Sex Appeal: Only if you dig Jennifer's 90s layered hair.

Drink Up! Every time Dapp says Phobe
If you're familiar with Lazer Tag, every time you see one of the toys.

Video Nasties: A taste of the acting and dialogue of this thing.

Movie Review: It is actually a well put together movie.  It has a plot, the motivations are clear, the story is solid enough, since it borrows from every classic eighties movie like Ghostbusters, Aliens, Star Wars...  It's everything else that's put on top of the bones that drags the quality down.  The acting is high school level, although Dapp is honestly not THAT bad, save for the occasional stumbling with lines.  But he has emotion, and delivery, and some presence.  It's not terrible, it's just very basic and clearly an early movie in someone's career.  Two out of five explosions.

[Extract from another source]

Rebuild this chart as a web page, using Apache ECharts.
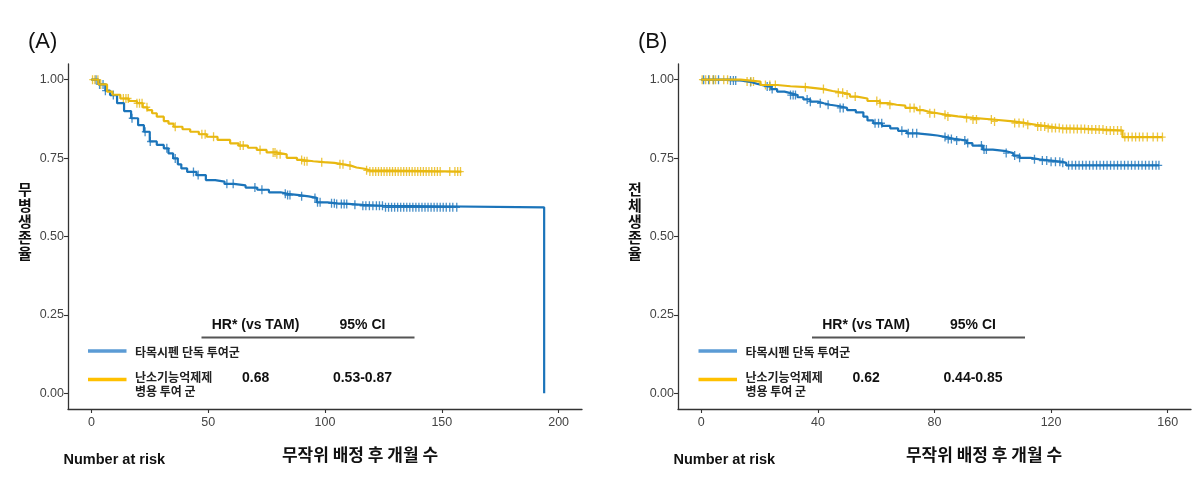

Entertainment Value: I may savage this movie, but I absolutely love it.  It is bad in ALL the right ways.  This is a near perfect Trisk movie.  It's cheap, it's silly, but the people in it are just so earnest and having fun, it has great charm.  It's so mockable, but you are smiling and in on the joke the whole time.  This and Winterbeast are two of my most favourite finds last year.  If you are a fan of cheap "So bad it's good" movies, this is a MUST see, and I am sharing it with as many people as possible.  Five out of five Phobe eggs.